In ethischer Perspektive drückt sich im Respekt vor der Selbstbestimmung des Patienten die Entscheidung aus, dass moralische Überzeugungen über eine gute Lebensführung der individuellen Beurteilung Einzelner zu überlassen sind und darum deutlich von moralischen Fragen danach, was für alle zu akzeptierende Regeln des richtigen Handelns sind, zu unterscheiden sind (Rawls
1995; Habermas
1991). Darum kann nur der Patient selbst dem behandelnden Arzt mitteilen, was das Gute ist, dass der Arzt ihm tun kann. Die damit sich stellende Frage nach dem
Patientenwillen wäre allerdings nicht relevant, wenn nicht schon vorausgesetzt würde, dass es eine Pflicht des Arztes gibt, für das Wohl des Patienten zu sorgen. Das Selbstbestimmungsrecht des Patienten besteht darin, dass er allein bestimmen kann, was für ihn Wohl oder Schaden ist, und es begründet darum keinen Anspruch auf Hilfe über die begründbaren Fürsorgepflichten des Arztes hinaus.

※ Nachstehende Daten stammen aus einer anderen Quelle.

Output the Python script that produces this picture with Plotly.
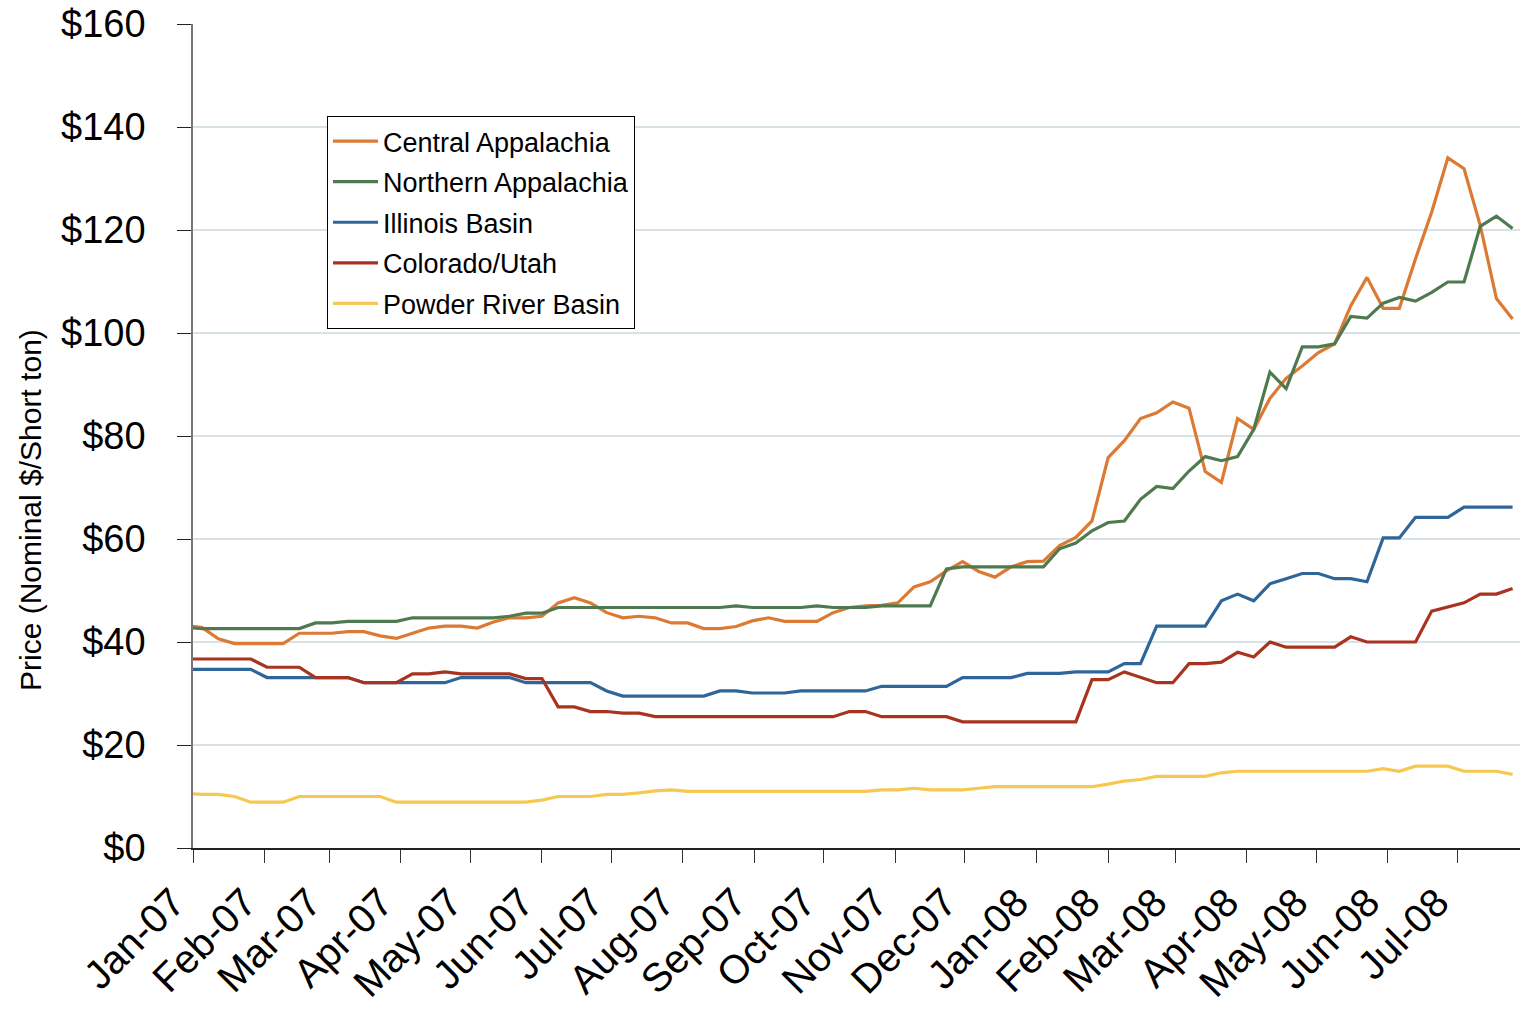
import pandas as pd
import plotly.graph_objects as go

# Weekly observation dates (Fridays)
week_dates = pd.date_range(start="2006-12-29", periods=83, freq="7D")

tick_dates = pd.date_range(start="2007-01-01", end="2008-07-01", freq="MS")
tick_labels = ["Jan-07", "Feb-07", "Mar-07", "Apr-07", "May-07", "Jun-07", "Jul-07",
               "Aug-07", "Sep-07", "Oct-07", "Nov-07", "Dec-07", "Jan-08", "Feb-08",
               "Mar-08", "Apr-08", "May-08", "Jun-08", "Jul-08"]

central_appalachia = [
    43.2, 42.8, 40.6, 39.7, 39.7, 39.7, 39.7, 41.7, 41.7, 41.7,
    42.0, 42.0, 41.2, 40.7, 41.7, 42.7, 43.1, 43.1, 42.7, 43.9,
    44.7, 44.7, 45.0, 47.6, 48.6, 47.6, 45.7, 44.7, 45.0, 44.7,
    43.7, 43.7, 42.6, 42.6, 43.0, 44.1, 44.7, 44.0, 44.0, 44.0,
    45.7, 46.7, 47.0, 47.1, 47.6, 50.7, 51.7, 53.8, 55.6, 53.7,
    52.6, 54.6, 55.6, 55.7, 58.7, 60.3, 63.5, 75.8, 79.1, 83.4,
    84.5, 86.6, 85.4, 73.1, 71.0, 83.4, 81.3, 87.3, 91.2, 93.6,
    96.2, 97.9, 105.3, 110.8, 104.8, 104.8, 114.4, 123.5, 134.0, 131.9,
    120.9, 106.7, 102.7]

northern_appalachia = [
    42.8, 42.6, 42.6, 42.6, 42.6, 42.6, 42.6, 42.6, 43.7, 43.7,
    44.0, 44.0, 44.0, 44.0, 44.7, 44.7, 44.7, 44.7, 44.7, 44.7,
    45.0, 45.6, 45.6, 46.7, 46.7, 46.7, 46.7, 46.7, 46.7, 46.7,
    46.7, 46.7, 46.7, 46.7, 47.0, 46.7, 46.7, 46.7, 46.7, 47.0,
    46.7, 46.7, 46.7, 47.0, 47.0, 47.0, 47.0, 54.2, 54.6, 54.6,
    54.6, 54.6, 54.6, 54.6, 58.1, 59.2, 61.6, 63.2, 63.5, 67.7,
    70.2, 69.8, 73.2, 76.0, 75.2, 76.0, 81.3, 92.4, 89.2, 97.3,
    97.3, 97.9, 103.2, 102.9, 105.8, 106.9, 106.2, 107.9, 109.9, 109.9,
    120.7, 122.7, 120.3]

illinois_basin = [
    34.7, 34.7, 34.7, 34.7, 34.7, 33.1, 33.1, 33.1, 33.1, 33.1,
    33.1, 32.1, 32.1, 32.1, 32.1, 32.1, 32.1, 33.1, 33.1, 33.1,
    33.1, 32.1, 32.1, 32.1, 32.1, 32.1, 30.5, 29.5, 29.5, 29.5,
    29.5, 29.5, 29.5, 30.5, 30.5, 30.1, 30.1, 30.1, 30.5, 30.5,
    30.5, 30.5, 30.5, 31.4, 31.4, 31.4, 31.4, 31.4, 33.1, 33.1,
    33.1, 33.1, 33.9, 33.9, 33.9, 34.2, 34.2, 34.2, 35.8, 35.8,
    43.1, 43.1, 43.1, 43.1, 48.0, 49.3, 48.0, 51.3, 52.3, 53.3,
    53.3, 52.3, 52.3, 51.7, 60.2, 60.2, 64.2, 64.2, 64.2, 66.2,
    66.2, 66.2, 66.2]

colorado_utah = [
    36.7, 36.7, 36.7, 36.7, 36.7, 35.1, 35.1, 35.1, 33.1, 33.1,
    33.1, 32.1, 32.1, 32.1, 33.8, 33.8, 34.2, 33.8, 33.8, 33.8,
    33.8, 32.9, 32.9, 27.4, 27.4, 26.5, 26.5, 26.2, 26.2, 25.5,
    25.5, 25.5, 25.5, 25.5, 25.5, 25.5, 25.5, 25.5, 25.5, 25.5,
    25.5, 26.5, 26.5, 25.5, 25.5, 25.5, 25.5, 25.5, 24.5, 24.5,
    24.5, 24.5, 24.5, 24.5, 24.5, 24.5, 32.7, 32.7, 34.2, 33.1,
    32.1, 32.1, 35.8, 35.8, 36.1, 38.0, 37.1, 40.0, 39.0, 39.0,
    39.0, 39.0, 41.0, 40.0, 40.0, 40.0, 40.0, 46.0, 46.8, 47.6,
    49.3, 49.3, 50.4]

powder_river_basin = [
    10.6, 10.4, 10.4, 10.0, 8.9, 8.9, 8.9, 10.0, 10.0, 10.0,
    10.0, 10.0, 10.0, 8.9, 8.9, 8.9, 8.9, 8.9, 8.9, 8.9,
    8.9, 8.9, 9.3, 10.0, 10.0, 10.0, 10.4, 10.4, 10.7, 11.1,
    11.3, 11.0, 11.0, 11.0, 11.0, 11.0, 11.0, 11.0, 11.0, 11.0,
    11.0, 11.0, 11.0, 11.3, 11.3, 11.6, 11.3, 11.3, 11.3, 11.6,
    11.9, 11.9, 11.9, 11.9, 11.9, 11.9, 11.9, 12.4, 13.0, 13.3,
    13.9, 13.9, 13.9, 13.9, 14.6, 14.9, 14.9, 14.9, 14.9, 14.9,
    14.9, 14.9, 14.9, 14.9, 15.4, 14.9, 15.9, 15.9, 15.9, 14.9,
    14.9, 14.9, 14.3]

series_names = ["Central Appalachia", "Northern Appalachia", "Illinois Basin",
                "Colorado/Utah", "Powder River Basin"]
series_values = [central_appalachia, northern_appalachia, illinois_basin,
                 colorado_utah, powder_river_basin]
series_colors = ["#DC7A34", "#4F7A4F", "#2F6699", "#A8341F", "#F7C851"]

fig = go.Figure()
for i, (name, vals, col) in enumerate(zip(series_names, series_values, series_colors)):
    fig.add_trace(go.Scatter(
        x=week_dates, y=vals, name=name, mode="lines",
        line=dict(color=col, width=3.2), legendgroup=f"g{i}"))

PLOT_W = 1327
PLOT_H = 824

fig.update_layout(
    width=1520, height=1010,
    margin=dict(l=193, r=0, t=24, b=162, autoexpand=False),
    plot_bgcolor="white", paper_bgcolor="white",
    font=dict(family="Liberation Sans, Arial, sans-serif", color="black"),
    showlegend=True,
    legend=dict(
        x=(327 - 193) / PLOT_W, y=(848 - 116) / PLOT_H,
        xanchor="left", yanchor="top",
        bgcolor="white", bordercolor="black", borderwidth=1,
        font=dict(size=27, color="black"),
        traceorder="grouped", tracegroupgap=2.5,
        itemwidth=45,
    ),
    annotations=[dict(
        text="Price (Nominal $/Short ton)", textangle=-90,
        xref="paper", yref="paper",
        x=(30 - 193) / PLOT_W, y=(848 - 510) / PLOT_H,
        xanchor="center", yanchor="middle", showarrow=False,
        font=dict(size=30, color="black"))],
)

fig.update_xaxes(
    type="date", automargin=False,
    range=["2007-01-01", "2008-07-28 05:00"],
    tickmode="array", tickvals=tick_dates, ticktext=tick_labels,
    tickangle=-45, tickfont=dict(size=40, color="black"),
    ticks="outside", ticklen=13, tickcolor="#333", tickwidth=1,
    ticklabelstandoff=0, ticklabelshift=-20,
    ticklabeloverflow="allow",
    showline=True, linecolor="#222", linewidth=1.5,
    showgrid=False, zeroline=False,
)

fig.update_yaxes(
    automargin=False,
    range=[0, 160], dtick=20, tick0=0,
    tickprefix="$", tickfont=dict(size=38, color="black"),
    ticks="outside", ticklen=14, tickcolor="#222", tickwidth=1,
    ticklabelstandoff=24, ticklabeloverflow="allow",
    showline=True, linecolor="#777", linewidth=1.5,
    showgrid=True, gridcolor="#D8E3E7", gridwidth=1.5,
    zeroline=False,
)

fig.write_html("out.html",
               config={"displayModeBar": False},
               post_script="document.body.style.margin='0';document.body.style.overflow='hidden';")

Die Diskussion über die Hilfe zur Selbsttötung
Vor diesem Hintergrund stellt sich die ethische Diskussion über die Bewertung der Hilfe zur Selbsttötung in erster Linie als ein Konflikt von
Fürsorgepflichten dar und weniger als eine Diskussion über den Status des
Selbstbestimmungsrechts des Patienten (Schaber
2017). Denn strittig ist nicht, dass jeder das Recht hat, sein eigenes Leben durch einen
Suizid zu beenden – vorausgesetzt er oder sie ist urteilsfähig. Die ethische Frage nach der Hilfe zur Selbsttötung unterscheidet sich von der ethischen Frage nach der Bewertung des Suizids dadurch, dass eine andere Person um Hilfe bei der Selbsttötung gebeten wird. Für diese Person stellt sich dann die Frage, ob sie dem anderen, der sich selbstbestimmt für einen Suizid entschieden hat, vor dem Hintergrund ihrer Sorgeverpflichtungen für diese Person dabei helfen kann oder darf.

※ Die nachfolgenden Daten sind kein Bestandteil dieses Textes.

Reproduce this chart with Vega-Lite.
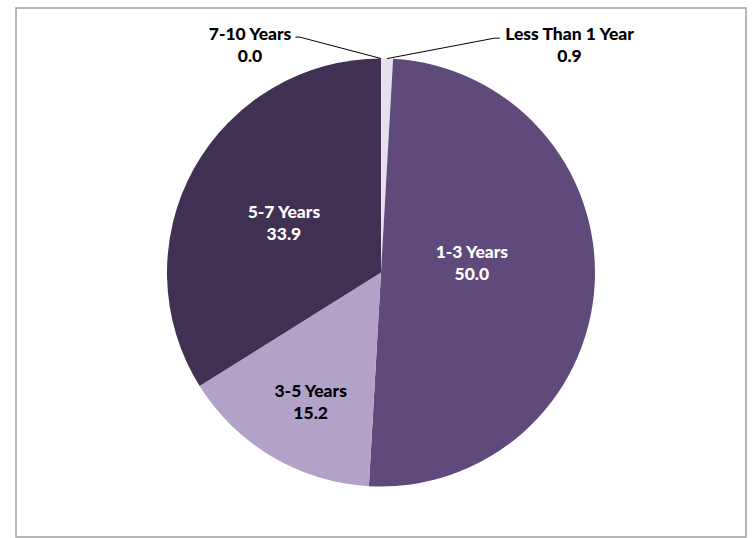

Abzuwägen sind hier insbesondere die Pflichten des Lebensschutzes und des Wohltuns. Hält man die Pflicht zum Lebensschutz für kategorisch und nicht gegenüber anderen Pflichten abwägbar, so folgt daraus eine kategorische Ablehnung der Hilfe zur Selbsttötung (so z. B. die Position der katholischen Kirche). Hält man die Pflicht zum Lebensschutz zumindest für abwägbar gegenüber der Pflicht, dem Patienten Wohl zu tun, so folgt daraus ein moralisches Dilemma, wenn der Patient daran festhält, dass das einzige Wohl, das ihm noch getan werden kann, der eigene Tod ist (so z. B. die die Position der evangelischen Kirche in Deutschland). Gewichtet man hingegen die Pflicht, Wohl zu tun, in Verbindung mit dem Recht einer jeden Person, für sich selbst zu bestimmen, was ihr Wohl ist, deutlich höher als die Pflicht, Leben zu schützen, so folgt daraus eine Befürwortung der Hilfe zur Selbsttötung.

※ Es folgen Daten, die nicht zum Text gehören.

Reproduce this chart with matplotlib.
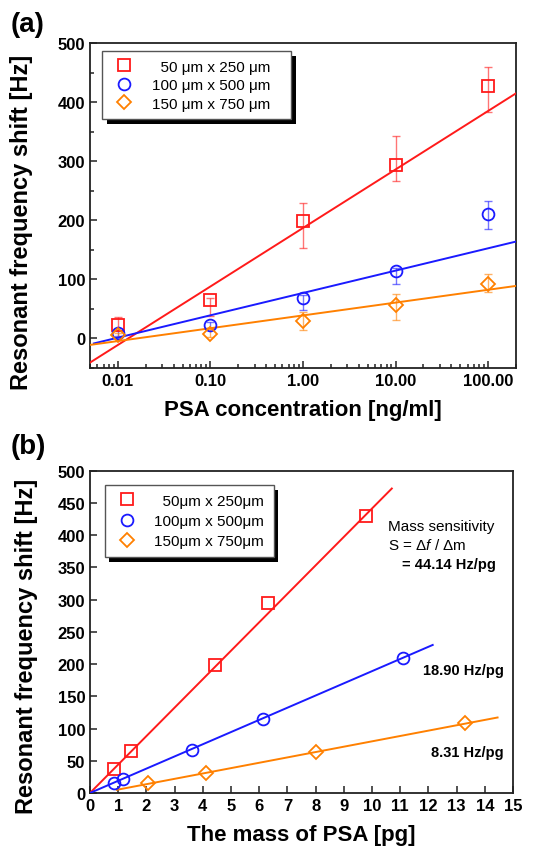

Ausschlaggebend kann in dieser Diskussionslage eine Berücksichtigung sozialethischer Argumente sein (Dabrock
2015; Coors
2017): Selbst wenn man es grundsätzlich für zulässig hält, anderen bei der Selbsttötung zu helfen, kann man mit Blick auf die Situation schwacher und kranker Menschen in einer ganz auf selbstbestimmte Lebensführung hin orientierten Gesellschaft begründet die Sorge haben, dass eine völlige Freigabe der Hilfe zur Selbsttötung dazu führen könnte, dass Menschen, die dem hohen Maßstab einer selbstbestimmten Lebensführung nicht mehr gerecht werden können, es irgendwann für selbstverständlich hielten, dass ihr Leben eine ungebührliche Last für die Gesellschaft sei und darum durch
Suizid beendet werden müsse. Dafür, dass solch eine Situation eintreten könnte, spricht, dass unser selbstbestimmtes Entscheiden immer vor dem Hintergrund von sozial konfigurierten Handlungsoptionen geschieht, die immer auch schon mit einer sozial konfigurierten Bewertung bezüglich dessen einhergehen, was erwartetes Verhalten ist. Um eine Situation zu vermeiden, in der es für irgendeinen Menschen zur sozial erwarteten Option werden könnte, sich selbst zu töten, kann man es für angemessen erachten, Formen der Hilfe zur Selbsttötung zu verbieten, die diese zu einem Normalfall werden lassen. Das Bundesverfassungsgericht ist in seinem Urteil aus dem Februar 2020 dieser Auffassung nicht gefolgt. Das ändert allerdings nichts daran, dass man hier ethisch begründet anderer Auffassung sein kann.